For several years, the Aurora Fire Department has received voter-approved tax revenue to enhance its operations. The police department wanted to do likewise, but that attempt failed May 7.

Voters rejected Issue 3, a 1.2-mill safety levy that would have generated about $689,000 annually. The final but unofficial vote count from the Portage County Board of Elections was 667 against and 361 for.

"It's very disappointing," said Mayor James Fisher. "But the voters have given an indication of how they want to spend their money. The need for enhanced safety forces is still there, and I'll work with Council to see how we can support our police department financially.

"We'll have to make some tough financial choices. If the vote would have been closer, we'd have some other options.

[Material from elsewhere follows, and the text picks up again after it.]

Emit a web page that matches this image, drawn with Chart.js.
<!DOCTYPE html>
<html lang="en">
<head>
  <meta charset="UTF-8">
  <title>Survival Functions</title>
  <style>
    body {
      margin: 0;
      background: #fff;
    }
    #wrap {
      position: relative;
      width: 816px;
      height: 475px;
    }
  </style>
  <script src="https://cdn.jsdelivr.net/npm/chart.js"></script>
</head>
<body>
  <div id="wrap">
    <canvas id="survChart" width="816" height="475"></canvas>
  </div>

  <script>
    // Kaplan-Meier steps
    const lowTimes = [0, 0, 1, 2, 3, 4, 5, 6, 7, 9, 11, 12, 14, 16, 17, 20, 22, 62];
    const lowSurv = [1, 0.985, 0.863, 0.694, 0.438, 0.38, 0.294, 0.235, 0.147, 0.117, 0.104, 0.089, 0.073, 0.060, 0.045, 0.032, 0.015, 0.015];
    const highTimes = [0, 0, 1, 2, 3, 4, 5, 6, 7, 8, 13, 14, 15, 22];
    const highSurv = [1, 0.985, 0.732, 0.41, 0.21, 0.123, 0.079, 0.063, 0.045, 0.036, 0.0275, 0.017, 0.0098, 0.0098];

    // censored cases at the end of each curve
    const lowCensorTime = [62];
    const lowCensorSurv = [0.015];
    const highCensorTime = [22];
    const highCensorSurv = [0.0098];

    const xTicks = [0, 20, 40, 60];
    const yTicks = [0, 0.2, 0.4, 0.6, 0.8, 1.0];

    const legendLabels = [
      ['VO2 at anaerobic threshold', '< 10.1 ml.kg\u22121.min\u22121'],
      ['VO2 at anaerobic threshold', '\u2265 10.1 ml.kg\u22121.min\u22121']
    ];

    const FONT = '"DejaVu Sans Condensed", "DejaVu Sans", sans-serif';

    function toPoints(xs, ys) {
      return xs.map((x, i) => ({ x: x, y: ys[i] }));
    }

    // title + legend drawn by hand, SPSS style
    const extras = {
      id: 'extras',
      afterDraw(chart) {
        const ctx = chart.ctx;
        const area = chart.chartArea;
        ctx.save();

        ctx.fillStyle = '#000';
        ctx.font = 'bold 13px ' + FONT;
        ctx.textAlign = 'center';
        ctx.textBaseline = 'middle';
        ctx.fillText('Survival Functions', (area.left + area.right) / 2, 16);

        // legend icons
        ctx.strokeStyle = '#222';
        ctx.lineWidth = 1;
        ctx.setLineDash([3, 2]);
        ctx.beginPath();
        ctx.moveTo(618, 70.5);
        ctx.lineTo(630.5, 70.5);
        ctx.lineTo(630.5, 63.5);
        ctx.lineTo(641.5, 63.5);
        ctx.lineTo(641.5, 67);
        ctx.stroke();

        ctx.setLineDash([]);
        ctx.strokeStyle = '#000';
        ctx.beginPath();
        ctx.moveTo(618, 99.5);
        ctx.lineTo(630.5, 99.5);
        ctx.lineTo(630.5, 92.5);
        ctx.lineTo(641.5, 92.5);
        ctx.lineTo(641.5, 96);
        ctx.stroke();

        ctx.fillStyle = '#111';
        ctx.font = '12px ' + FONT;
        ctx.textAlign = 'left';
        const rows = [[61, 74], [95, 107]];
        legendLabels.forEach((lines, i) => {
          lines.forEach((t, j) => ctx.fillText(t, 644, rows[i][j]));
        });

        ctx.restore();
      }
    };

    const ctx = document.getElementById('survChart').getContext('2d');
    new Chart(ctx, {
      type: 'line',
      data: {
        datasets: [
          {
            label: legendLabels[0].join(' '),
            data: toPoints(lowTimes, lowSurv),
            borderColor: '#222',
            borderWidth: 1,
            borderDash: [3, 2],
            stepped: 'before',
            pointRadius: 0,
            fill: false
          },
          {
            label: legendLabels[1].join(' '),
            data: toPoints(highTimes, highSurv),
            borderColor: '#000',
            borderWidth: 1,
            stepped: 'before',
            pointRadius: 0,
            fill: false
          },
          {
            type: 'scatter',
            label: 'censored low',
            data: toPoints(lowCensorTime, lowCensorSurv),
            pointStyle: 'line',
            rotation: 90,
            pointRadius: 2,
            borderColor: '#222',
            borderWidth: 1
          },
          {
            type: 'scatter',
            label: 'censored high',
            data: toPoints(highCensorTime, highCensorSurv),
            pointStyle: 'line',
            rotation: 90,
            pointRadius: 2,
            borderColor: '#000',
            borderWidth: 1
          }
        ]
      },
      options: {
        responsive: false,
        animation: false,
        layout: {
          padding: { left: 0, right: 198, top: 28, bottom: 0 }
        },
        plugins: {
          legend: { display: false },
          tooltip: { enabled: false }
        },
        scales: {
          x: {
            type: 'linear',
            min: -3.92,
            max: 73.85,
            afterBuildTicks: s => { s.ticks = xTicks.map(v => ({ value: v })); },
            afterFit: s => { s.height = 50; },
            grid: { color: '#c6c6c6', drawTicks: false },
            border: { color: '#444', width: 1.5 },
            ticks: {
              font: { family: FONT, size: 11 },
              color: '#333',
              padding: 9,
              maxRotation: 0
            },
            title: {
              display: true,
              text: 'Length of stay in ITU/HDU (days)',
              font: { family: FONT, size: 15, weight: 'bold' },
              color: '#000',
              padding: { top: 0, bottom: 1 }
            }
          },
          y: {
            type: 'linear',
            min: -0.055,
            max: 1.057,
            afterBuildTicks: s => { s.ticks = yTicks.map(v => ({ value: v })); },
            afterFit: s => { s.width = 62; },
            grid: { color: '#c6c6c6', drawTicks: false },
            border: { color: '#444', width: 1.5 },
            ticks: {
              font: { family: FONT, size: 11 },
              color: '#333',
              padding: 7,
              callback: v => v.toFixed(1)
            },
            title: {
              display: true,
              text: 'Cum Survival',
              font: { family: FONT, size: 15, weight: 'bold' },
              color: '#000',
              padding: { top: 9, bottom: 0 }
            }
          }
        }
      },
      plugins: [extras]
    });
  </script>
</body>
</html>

Safety is still a key priority."

Police Chief Seth Riewaldt said officials tried to make a point that additional officers are needed, and he hopes Council and the mayor will do what they can to address the police department manpower situation.

"It's tough to get people to raise their taxes right now," he concluded.

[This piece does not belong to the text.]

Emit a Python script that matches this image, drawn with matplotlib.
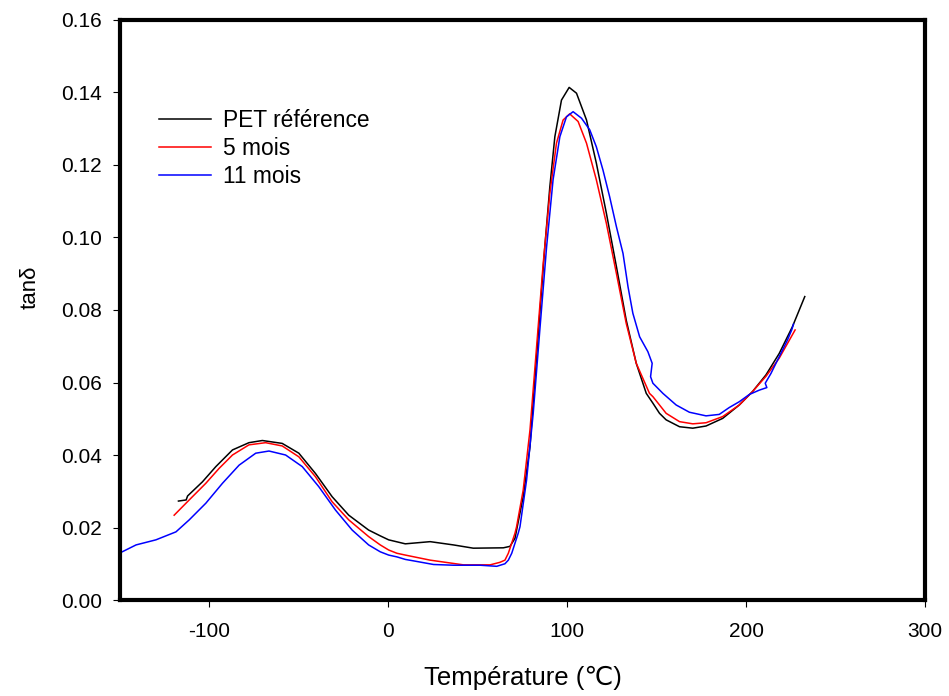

The levy would have cost the owner of a $100,000 property an additional $37 per year.

The police levy would have supported the hiring of two additional patrol officers, one detective and an additional school resource officer, as well as "the technology support that improves the effectiveness of our officers," according to Fisher.

The new funding also would have enabled police to reinstate a community enhancement team, which allows certain officers to focus on more serious crimes and incidents.

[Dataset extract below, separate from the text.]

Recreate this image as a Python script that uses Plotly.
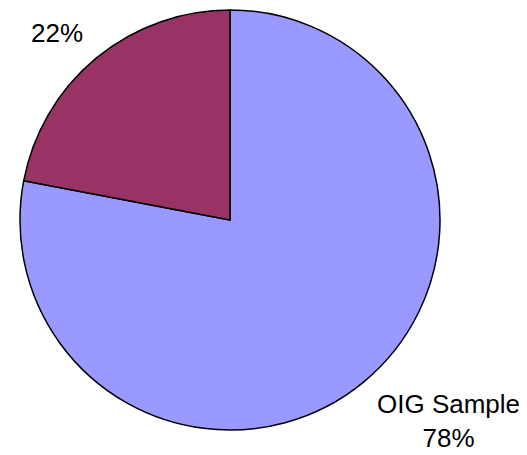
import plotly.graph_objects as go

labels = ["OIG Sample", "Other"]
values = [78, 22]
colors = ["#9999FF", "#993366"]

OFF = 8  # page body margin offset
W, H = 527 - OFF, 455 - OFF
cx, cy, r = 230 - OFF, 220 - OFF, 210

fig = go.Figure(go.Pie(
    labels=labels,
    values=values,
    sort=False,
    direction="clockwise",
    rotation=0,
    marker=dict(colors=colors, line=dict(color="black", width=1.5)),
    textinfo="none",
    hoverinfo="label+percent",
    domain=dict(x=[(cx - r) / W, (cx + r) / W], y=[1 - (cy + r) / H, 1 - (cy - r) / H]),
    showlegend=False,
))

font = dict(family="Liberation Sans, Arial", size=26, color="black")
fig.add_annotation(x=(448 - OFF) / W, y=1 - (421 - OFF) / H, xref="paper", yref="paper",
                   text=f"{labels[0]}<br>{values[0]}%", showarrow=False,
                   font=font, align="center", xanchor="center", yanchor="middle",
                   borderpad=0)
fig.add_annotation(x=(56.5 - OFF) / W, y=1 - (33 - OFF) / H, xref="paper", yref="paper",
                   text=f"{values[1]}%", showarrow=False,
                   font=font, xanchor="center", yanchor="middle")

fig.update_layout(width=W, height=H, margin=dict(l=0, r=0, t=0, b=0),
                  paper_bgcolor="white", plot_bgcolor="white")
fig.write_html("out.html")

According to Riewaldt, the city has 26 full-time officers, which amounts to 1.6 officers per 1,000 residents -- 10 percent fewer than in 2000 and 14 percent fewer than in 2007. From 2007-09, the city had 1.86 officers per 1,000 residents.

CITY OFFICIALS claim the national average is 2.2 and the regional average is 2.1.

The voter turnout was very low, with just 1,028 votes cast on the Aurora levy. A mayoral or presidential election usually sees more than four times that many voters go to Aurora's polls. Portage County's turnout of 8.87 percent was the lowest in many officials' recent memory.

In other election results, Portage County voters approved additional revenue for the health district, which serves all of the county except Kent and Ravenna, for the first time since 1955. A 0.4-mill replacement levy for the Portage County Health District (Issue 1) passed 3,523 to 2,778.

The current health levy brings in $200,000. The new levy will provide $800,000 more. Residents owning homes valued at $100,000 will pay about $10 per year in additional taxes or about $12.60 overall.

The additional revenue will enable the district to restore services that have gone by the wayside because of budget cuts, increase staffing and initiate new programs for public health. It also ensures that the district will be fully accredited by 2018, the deadline set in the new state budget.

In Reminderville, a 3-mill replacement levy (Issue 2) for roads and bridges passed 36 to 27. The levy will replace a 3-mill issue that expired Dec. 31, 2012, and will generate about $267,000 per year for the next five years. It will cost the owner of a property valued at $100,000 about $92 per year.

Reminderville Fiscal Officer Deborah Wordell said the levy is part of the village's approximately $1.2 million road maintenance fund, which also includes grant money from the Ohio Public Works Commission and permissive tax funds.